- DATASET EXCERPT
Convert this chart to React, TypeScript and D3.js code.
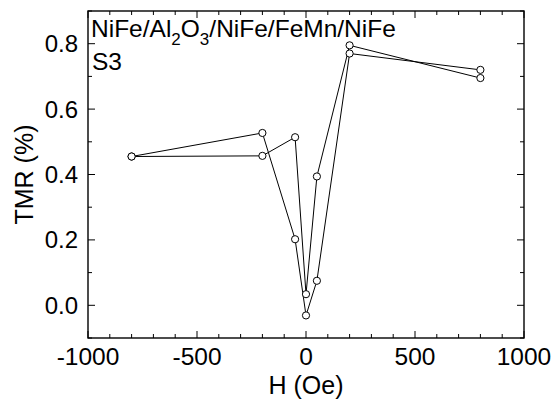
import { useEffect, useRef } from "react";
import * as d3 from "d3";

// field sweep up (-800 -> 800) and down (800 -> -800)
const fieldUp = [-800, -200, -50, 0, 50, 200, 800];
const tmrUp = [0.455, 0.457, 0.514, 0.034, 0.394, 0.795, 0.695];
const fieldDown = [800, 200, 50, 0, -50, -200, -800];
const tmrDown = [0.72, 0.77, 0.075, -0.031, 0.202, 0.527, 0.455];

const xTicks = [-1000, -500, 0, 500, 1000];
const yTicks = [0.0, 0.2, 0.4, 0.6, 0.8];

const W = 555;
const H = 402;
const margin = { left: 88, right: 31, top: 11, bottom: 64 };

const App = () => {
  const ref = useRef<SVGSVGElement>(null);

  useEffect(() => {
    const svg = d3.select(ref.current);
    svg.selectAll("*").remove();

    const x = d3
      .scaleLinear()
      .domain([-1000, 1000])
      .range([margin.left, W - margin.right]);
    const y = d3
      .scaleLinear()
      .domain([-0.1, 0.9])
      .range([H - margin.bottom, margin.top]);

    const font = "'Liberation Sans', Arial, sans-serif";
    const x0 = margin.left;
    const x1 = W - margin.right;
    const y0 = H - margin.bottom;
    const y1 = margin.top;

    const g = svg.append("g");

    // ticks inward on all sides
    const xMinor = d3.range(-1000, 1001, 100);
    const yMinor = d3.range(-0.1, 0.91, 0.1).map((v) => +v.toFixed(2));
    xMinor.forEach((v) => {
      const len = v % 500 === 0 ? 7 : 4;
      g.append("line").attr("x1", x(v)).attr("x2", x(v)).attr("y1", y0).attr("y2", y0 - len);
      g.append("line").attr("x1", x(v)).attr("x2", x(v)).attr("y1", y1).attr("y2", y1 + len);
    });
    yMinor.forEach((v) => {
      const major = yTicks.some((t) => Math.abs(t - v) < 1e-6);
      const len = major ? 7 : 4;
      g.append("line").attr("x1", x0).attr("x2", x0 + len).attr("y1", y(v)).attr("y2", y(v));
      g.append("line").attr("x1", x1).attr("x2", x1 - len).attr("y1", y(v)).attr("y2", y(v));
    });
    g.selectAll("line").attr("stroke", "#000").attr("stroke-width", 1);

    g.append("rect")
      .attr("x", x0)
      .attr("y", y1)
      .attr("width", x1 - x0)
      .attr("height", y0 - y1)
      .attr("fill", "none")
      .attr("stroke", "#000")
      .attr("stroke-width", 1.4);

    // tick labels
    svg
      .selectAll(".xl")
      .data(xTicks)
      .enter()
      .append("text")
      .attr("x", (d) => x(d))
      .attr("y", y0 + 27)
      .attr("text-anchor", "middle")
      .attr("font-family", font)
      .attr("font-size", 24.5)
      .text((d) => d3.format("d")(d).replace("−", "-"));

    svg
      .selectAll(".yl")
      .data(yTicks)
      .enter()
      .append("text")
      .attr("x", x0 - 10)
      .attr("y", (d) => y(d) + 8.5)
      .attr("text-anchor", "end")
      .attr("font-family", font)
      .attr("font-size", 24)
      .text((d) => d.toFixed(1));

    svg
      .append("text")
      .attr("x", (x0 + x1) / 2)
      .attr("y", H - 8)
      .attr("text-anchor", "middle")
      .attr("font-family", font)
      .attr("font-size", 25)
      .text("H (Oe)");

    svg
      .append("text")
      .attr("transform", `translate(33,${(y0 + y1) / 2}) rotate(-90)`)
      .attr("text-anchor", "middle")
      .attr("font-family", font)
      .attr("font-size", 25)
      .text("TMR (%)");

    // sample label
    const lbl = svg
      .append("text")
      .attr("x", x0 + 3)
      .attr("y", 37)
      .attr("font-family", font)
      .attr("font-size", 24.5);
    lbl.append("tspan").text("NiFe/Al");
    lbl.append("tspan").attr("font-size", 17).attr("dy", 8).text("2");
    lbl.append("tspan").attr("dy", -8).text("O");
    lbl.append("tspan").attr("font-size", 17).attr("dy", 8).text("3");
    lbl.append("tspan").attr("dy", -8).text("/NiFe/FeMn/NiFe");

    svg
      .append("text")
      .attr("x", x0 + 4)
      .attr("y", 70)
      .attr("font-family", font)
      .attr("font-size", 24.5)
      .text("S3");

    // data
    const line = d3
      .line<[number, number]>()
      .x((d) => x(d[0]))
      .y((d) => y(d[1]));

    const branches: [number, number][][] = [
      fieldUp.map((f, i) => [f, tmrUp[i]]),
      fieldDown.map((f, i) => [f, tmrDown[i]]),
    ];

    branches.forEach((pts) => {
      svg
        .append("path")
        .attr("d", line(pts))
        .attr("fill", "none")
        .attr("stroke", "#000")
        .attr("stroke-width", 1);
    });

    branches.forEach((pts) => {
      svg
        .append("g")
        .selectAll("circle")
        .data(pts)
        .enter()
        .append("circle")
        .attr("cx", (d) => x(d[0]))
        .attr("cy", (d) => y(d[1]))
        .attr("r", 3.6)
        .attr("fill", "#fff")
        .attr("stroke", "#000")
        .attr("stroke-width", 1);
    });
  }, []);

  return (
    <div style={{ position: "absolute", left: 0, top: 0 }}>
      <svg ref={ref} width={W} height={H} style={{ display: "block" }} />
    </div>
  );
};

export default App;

- EXERCISE PROMPT
Leave out the pictures and restate everything else word for word.

- SOLVED EXERCISE
Convert this chart to React, TypeScript and D3.js code.
import { useEffect, useRef } from "react";
import * as d3 from "d3";

// field sweep up (-800 -> 800) and down (800 -> -800)
const fieldUp = [-800, -200, -50, 0, 50, 200, 800];
const tmrUp = [0.455, 0.457, 0.514, 0.034, 0.394, 0.795, 0.695];
const fieldDown = [800, 200, 50, 0, -50, -200, -800];
const tmrDown = [0.72, 0.77, 0.075, -0.031, 0.202, 0.527, 0.455];

const xTicks = [-1000, -500, 0, 500, 1000];
const yTicks = [0.0, 0.2, 0.4, 0.6, 0.8];

const W = 555;
const H = 402;
const margin = { left: 88, right: 31, top: 11, bottom: 64 };

const App = () => {
  const ref = useRef<SVGSVGElement>(null);

  useEffect(() => {
    const svg = d3.select(ref.current);
    svg.selectAll("*").remove();

    const x = d3
      .scaleLinear()
      .domain([-1000, 1000])
      .range([margin.left, W - margin.right]);
    const y = d3
      .scaleLinear()
      .domain([-0.1, 0.9])
      .range([H - margin.bottom, margin.top]);

    const font = "'Liberation Sans', Arial, sans-serif";
    const x0 = margin.left;
    const x1 = W - margin.right;
    const y0 = H - margin.bottom;
    const y1 = margin.top;

    const g = svg.append("g");

    // ticks inward on all sides
    const xMinor = d3.range(-1000, 1001, 100);
    const yMinor = d3.range(-0.1, 0.91, 0.1).map((v) => +v.toFixed(2));
    xMinor.forEach((v) => {
      const len = v % 500 === 0 ? 7 : 4;
      g.append("line").attr("x1", x(v)).attr("x2", x(v)).attr("y1", y0).attr("y2", y0 - len);
      g.append("line").attr("x1", x(v)).attr("x2", x(v)).attr("y1", y1).attr("y2", y1 + len);
    });
    yMinor.forEach((v) => {
      const major = yTicks.some((t) => Math.abs(t - v) < 1e-6);
      const len = major ? 7 : 4;
      g.append("line").attr("x1", x0).attr("x2", x0 + len).attr("y1", y(v)).attr("y2", y(v));
      g.append("line").attr("x1", x1).attr("x2", x1 - len).attr("y1", y(v)).attr("y2", y(v));
    });
    g.selectAll("line").attr("stroke", "#000").attr("stroke-width", 1);

    g.append("rect")
      .attr("x", x0)
      .attr("y", y1)
      .attr("width", x1 - x0)
      .attr("height", y0 - y1)
      .attr("fill", "none")
      .attr("stroke", "#000")
      .attr("stroke-width", 1.4);

    // tick labels
    svg
      .selectAll(".xl")
      .data(xTicks)
      .enter()
      .append("text")
      .attr("x", (d) => x(d))
      .attr("y", y0 + 27)
      .attr("text-anchor", "middle")
      .attr("font-family", font)
      .attr("font-size", 24.5)
      .text((d) => d3.format("d")(d).replace("−", "-"));

    svg
      .selectAll(".yl")
      .data(yTicks)
      .enter()
      .append("text")
      .attr("x", x0 - 10)
      .attr("y", (d) => y(d) + 8.5)
      .attr("text-anchor", "end")
      .attr("font-family", font)
      .attr("font-size", 24)
      .text((d) => d.toFixed(1));

    svg
      .append("text")
      .attr("x", (x0 + x1) / 2)
      .attr("y", H - 8)
      .attr("text-anchor", "middle")
      .attr("font-family", font)
      .attr("font-size", 25)
      .text("H (Oe)");

    svg
      .append("text")
      .attr("transform", `translate(33,${(y0 + y1) / 2}) rotate(-90)`)
      .attr("text-anchor", "middle")
      .attr("font-family", font)
      .attr("font-size", 25)
      .text("TMR (%)");

    // sample label
    const lbl = svg
      .append("text")
      .attr("x", x0 + 3)
      .attr("y", 37)
      .attr("font-family", font)
      .attr("font-size", 24.5);
    lbl.append("tspan").text("NiFe/Al");
    lbl.append("tspan").attr("font-size", 17).attr("dy", 8).text("2");
    lbl.append("tspan").attr("dy", -8).text("O");
    lbl.append("tspan").attr("font-size", 17).attr("dy", 8).text("3");
    lbl.append("tspan").attr("dy", -8).text("/NiFe/FeMn/NiFe");

    svg
      .append("text")
      .attr("x", x0 + 4)
      .attr("y", 70)
      .attr("font-family", font)
      .attr("font-size", 24.5)
      .text("S3");

    // data
    const line = d3
      .line<[number, number]>()
      .x((d) => x(d[0]))
      .y((d) => y(d[1]));

    const branches: [number, number][][] = [
      fieldUp.map((f, i) => [f, tmrUp[i]]),
      fieldDown.map((f, i) => [f, tmrDown[i]]),
    ];

    branches.forEach((pts) => {
      svg
        .append("path")
        .attr("d", line(pts))
        .attr("fill", "none")
        .attr("stroke", "#000")
        .attr("stroke-width", 1);
    });

    branches.forEach((pts) => {
      svg
        .append("g")
        .selectAll("circle")
        .data(pts)
        .enter()
        .append("circle")
        .attr("cx", (d) => x(d[0]))
        .attr("cy", (d) => y(d[1]))
        .attr("r", 3.6)
        .attr("fill", "#fff")
        .attr("stroke", "#000")
        .attr("stroke-width", 1);
    });
  }, []);

  return (
    <div style={{ position: "absolute", left: 0, top: 0 }}>
      <svg ref={ref} width={W} height={H} style={{ display: "block" }} />
    </div>
  );
};

export default App;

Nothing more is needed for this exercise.